Why aren't Kak and Inga and dumb Mark and the rest quoting her. They all said it was the most important story just days ago and NO FILES meant an obviously cover up yet the main witness is...well, uninteresting to them now.
So Mezzrow we DO find ourselves discussing other things. Why do YOU think that is?
"Are the Palestinian flag and the Pride flag thus protected from unnecessary desecration?" Of course they are, where ya been?
An interesting, to me at least, is the SCOTUS finding about cross burning and the role Clarence Thomas played.
Enigma said…
“Next up, look up photos of the Palestine flag versus those of Jordan, Kuwait, and Sudan. Wanna burn one but not the others? How about burning the Liberian or Puerto Rican flags instead of the US flag?”
Toss the Texas and Chile flags on the hypothetical bonfire, too.
JM you could read the EO and it spells out the "inciting a riot" type conditions. You're speculation is interesting but unrelated to the actual statute which is about protecting public spaces from mobs burning things, including flags. That's why it's "consistent with court rulings" on the matter according to the WH.
"Hate speech" is a perfect example of the kind of speech that needs the First Amendment's protection. The government cannot be allow to tell you what to hate or not. That's the job of the MSM.

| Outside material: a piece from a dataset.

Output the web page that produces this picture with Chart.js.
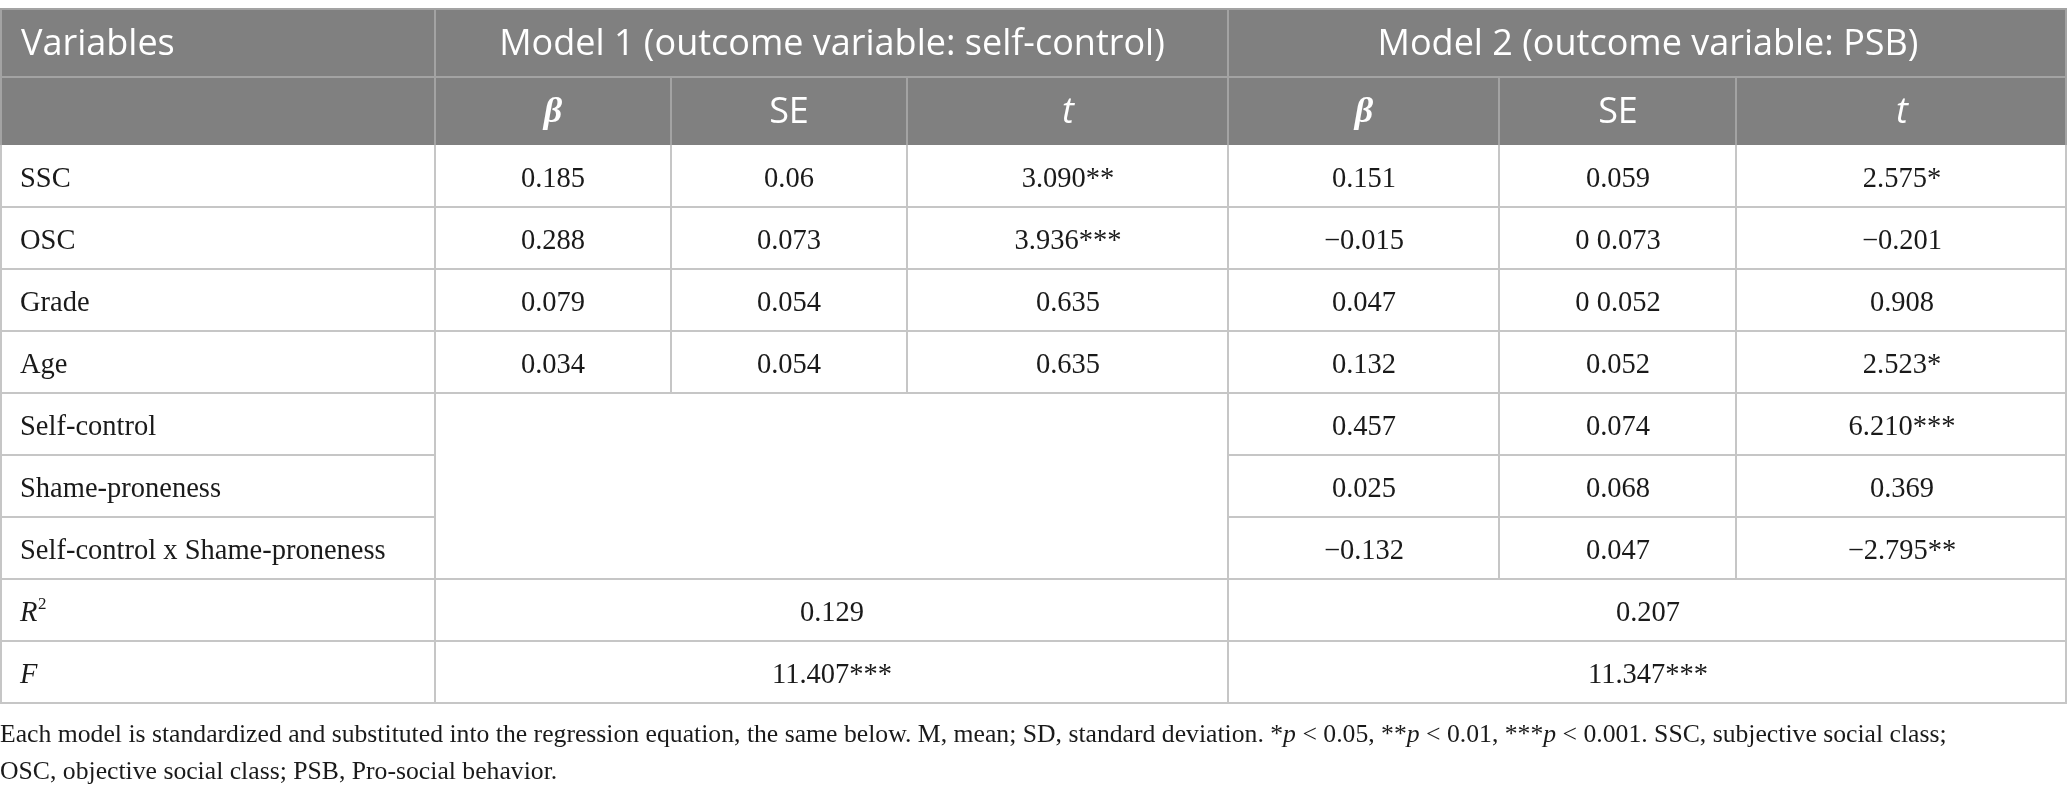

Love watching the Trumpers agree with John Paul Stevens. It's like when Kamala campaigned with Liz Chaney. What does anyone stand for anymore? Conservative used to lionize Scalia for a good reason. Conservatives were the ones that defended the First Amendment while the lefties equated everything to screaming fire (falsely!) in a crowded theatre.
Now the "left" loves war and the "right" defends speech regulation and the Feds buying 10% of Intel. It's commies on both sides now.